Bonds v. State

ON APPELLANT’S MOTION FOR REHEARING

DAVIDSON, Judge.

Upon further consideration of these consolidated cases in the light of appellants’ motion for rehearing, we have concluded that there is a fatal variance between the allegations of the bond, the judgment nisi, and the scire facias, which was not discussed in our original opinion.

In a bond forfeiture case the scire facias constitutes the pleading upon and by which the state seeks to make final the bond forfeiture. 5 Tex. Jur., Bail and Recognizance, Sec. 97, at page 973.

It follows that the proof must sustain the allegations of the *422scire facias in order to authorize a judgment making final the judgment nisi. Williams v. State, 130 Tex. Cr. R. 124, 92 S. W. 2d 1036.

The condition set forth in the bond in this case was that the principal appear before the “Honorable Special Criminal District Court No_____________ of Dallas County, Texas.” The judgment nisi recites the condition in the bond to be that the principal appear before the “Honorable Criminal District Court of Dallas County, Texas.” The allegation of the scire facias is that the condition in the bond was that the principal appear before the “Special Criminal District Court of Dallas County, Texas.”

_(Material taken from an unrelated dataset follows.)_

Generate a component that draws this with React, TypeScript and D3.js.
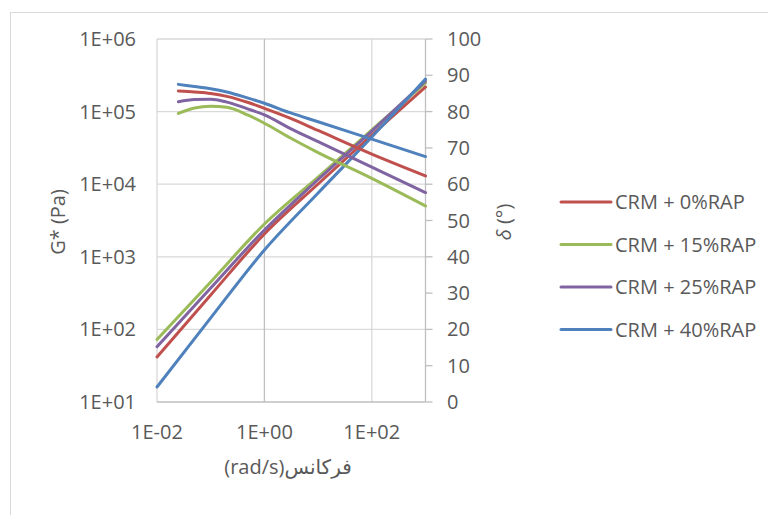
import React from 'react';
import * as d3 from 'd3';

// Series meta
const seriesNames = ['CRM + 0%RAP', 'CRM + 15%RAP', 'CRM + 25%RAP', 'CRM + 40%RAP'];
const seriesColors = ['#C0504D', '#9BBB59', '#8064A2', '#4F81BD'];

// G* (Pa) vs frequency (rad/s)
const gFreq = [0.01, 0.1, 1, 10, 100, 1000];
const gRAP0 = [41.7, 298, 2060, 10070, 47600, 218000];
const gRAP15 = [72.6, 450, 2830, 12560, 55800, 248000];
const gRAP25 = [57.8, 372, 2340, 11600, 54000, 264000];
const gRAP40 = [16.1, 144, 1240, 7570, 44700, 281000];

// Phase angle δ (°) vs frequency (rad/s)
const dFreq = [0.025, 0.05, 0.1, 0.2, 0.5, 1, 3, 10, 100, 1000];
const dRAP0 = [85.7, 85.4, 85.0, 84.2, 82.5, 80.9, 78.2, 74.8, 68.3, 62.3];
const dRAP15 = [79.5, 81.0, 81.5, 81.2, 79.0, 76.8, 72.8, 68.7, 61.6, 54.0];
const dRAP25 = [82.7, 83.3, 83.4, 82.6, 80.7, 79.1, 75.4, 71.7, 64.7, 57.7];
const dRAP40 = [87.5, 86.9, 86.3, 85.4, 83.7, 82.3, 79.7, 77.2, 72.4, 67.6];

const gSeries = [gRAP0, gRAP15, gRAP25, gRAP40];
const dSeries = [dRAP0, dRAP15, dRAP25, dRAP40];

// Axes ticks
const xTicks = [0.01, 1, 100];
const xTickLabels = ['1E-02', '1E+00', '1E+02'];
const leftTicks = [10, 100, 1000, 10000, 100000, 1000000];
const leftTickLabels = ['1E+01', '1E+02', '1E+03', '1E+04', '1E+05', '1E+06'];
const rightTicks = [0, 10, 20, 30, 40, 50, 60, 70, 80, 90, 100];

const FONT = '"Open Sans", "DejaVu Sans", sans-serif';
const TXT = '#595959';

export default function App() {
  const plot = { left: 157, right: 425.5, top: 39, bottom: 402 };
  const x = d3.scaleLog().domain([0.01, 1000]).range([plot.left, plot.right]);
  const yL = d3.scaleLog().domain([10, 1000000]).range([plot.bottom, plot.top]);
  const yR = d3.scaleLinear().domain([0, 100]).range([plot.bottom, plot.top]);

  const gLine = d3
    .line<[number, number]>()
    .x((d) => x(d[0]))
    .y((d) => yL(d[1]))
    .curve(d3.curveMonotoneX);
  const dLine = d3
    .line<[number, number]>()
    .x((d) => x(d[0]))
    .y((d) => yR(d[1]))
    .curve(d3.curveMonotoneX);

  const legendY = [202, 244.5, 287, 329.5];

  return (
    <svg
      width={768}
      height={515}
      style={{ position: 'absolute', left: 0, top: 0, background: '#fff' }}
      fontFamily={FONT}
    >
      <rect x={0} y={0} width={768} height={515} fill="#fff" />
      <rect x={10.5} y={12.5} width={800} height={600} fill="#fff" stroke="#d9d9d9" strokeWidth={1} />

      {/* horizontal gridlines */}
      {leftTicks.slice(1).map((t) => (
        <line key={'hg' + t} x1={plot.left} x2={plot.right} y1={yL(t)} y2={yL(t)} stroke="#d9d9d9" strokeWidth={1.3} />
      ))}
      {/* vertical gridlines */}
      {[0.01, 100].map((t) => (
        <line key={'vg' + t} x1={x(t)} x2={x(t)} y1={plot.top} y2={plot.bottom} stroke="#d9d9d9" strokeWidth={1.3} />
      ))}
      {/* value axis line (crosses at 1) */}
      <line x1={x(1)} x2={x(1)} y1={plot.top} y2={plot.bottom} stroke="#bfbfbf" strokeWidth={1.3} />
      {/* bottom axis */}
      <line x1={plot.left} x2={plot.right} y1={plot.bottom} y2={plot.bottom} stroke="#bfbfbf" strokeWidth={1.3} />
      {/* right axis */}
      <line x1={plot.right} x2={plot.right} y1={plot.top} y2={plot.bottom} stroke="#bfbfbf" strokeWidth={1.3} />
      {rightTicks.map((t) => (
        <line key={'rt' + t} x1={plot.right} x2={plot.right + 7} y1={yR(t)} y2={yR(t)} stroke="#bfbfbf" strokeWidth={1.3} />
      ))}

      {/* tick labels */}
      {leftTicks.map((t, i) => (
        <text key={'lt' + t} x={136} y={yL(t)} dy="0.35em" textAnchor="end" fontSize={20} fill={TXT}>
          {leftTickLabels[i]}
        </text>
      ))}
      {rightTicks.map((t) => (
        <text key={'rl' + t} x={447} y={yR(t)} dy="0.35em" textAnchor="start" fontSize={20} fill={TXT}>
          {t}
        </text>
      ))}
      {xTicks.map((t, i) => (
        <text key={'xt' + t} x={x(t)} y={432} dy="0.35em" textAnchor="middle" fontSize={20} fill={TXT}>
          {xTickLabels[i]}
        </text>
      ))}

      {/* axis titles */}
      <text transform="translate(65,222) rotate(-90)" textAnchor="middle" fontSize={20} fill={TXT}>
        G* (Pa)
      </text>
      <text transform="translate(511,222) rotate(-90)" textAnchor="middle" fontSize={20} fill={TXT}>
        <tspan fontStyle="italic">δ</tspan> (°)
      </text>
      <text x={288} y={474} textAnchor="middle" fontSize={20} fill={TXT} style={{ direction: 'rtl', unicodeBidi: 'embed' }}>
        فرکانس(rad/s)
      </text>

      {/* data lines */}
      {gSeries.map((vals, i) => (
        <path
          key={'g' + i}
          d={gLine(gFreq.map((f, j) => [f, vals[j]] as [number, number])) || ''}
          fill="none"
          stroke={seriesColors[i]}
          strokeWidth={3}
          strokeLinecap="round"
        />
      ))}
      {dSeries.map((vals, i) => (
        <path
          key={'d' + i}
          d={dLine(dFreq.map((f, j) => [f, vals[j]] as [number, number])) || ''}
          fill="none"
          stroke={seriesColors[i]}
          strokeWidth={3}
          strokeLinecap="round"
        />
      ))}

      {/* legend */}
      {seriesNames.map((n, i) => (
        <g key={'lg' + i}>
          <line x1={561} x2={611} y1={legendY[i]} y2={legendY[i]} stroke={seriesColors[i]} strokeWidth={3} strokeLinecap="round" />
          <text x={615} y={legendY[i]} dy="0.35em" fontSize={20} fill={TXT}>
            {n}
          </text>
        </g>
      ))}
    </svg>
  );
}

By the creating statutes, we judicially know that the “Special Criminal District Court of Dallas County, Texas (now Criminal District Court No. 3),” and the “Criminal District Court of Dallas County, Texas,” are two separate and distinct district courts.

The variance between the judgment nisi and the scire facias is apparent, because the bond was conditioned that the principal make his appearance in one court, while the judgment nisi recites that the principal was to appear in a court other than and different from that named in the bond, and the scire facias recites that the principal was to appear in a court different from that named in the judgment nisi. Such variance is fatal to a judgment making final the judgment nisi. Williams v. State, supra.

Because of the variance pointed out, the appellants’ motion for rehearing is, to that extent, granted, the judgment of affirmance set aside, and the judgment of the trial court now reversed and the cause remanded in each of the cases here consolidated.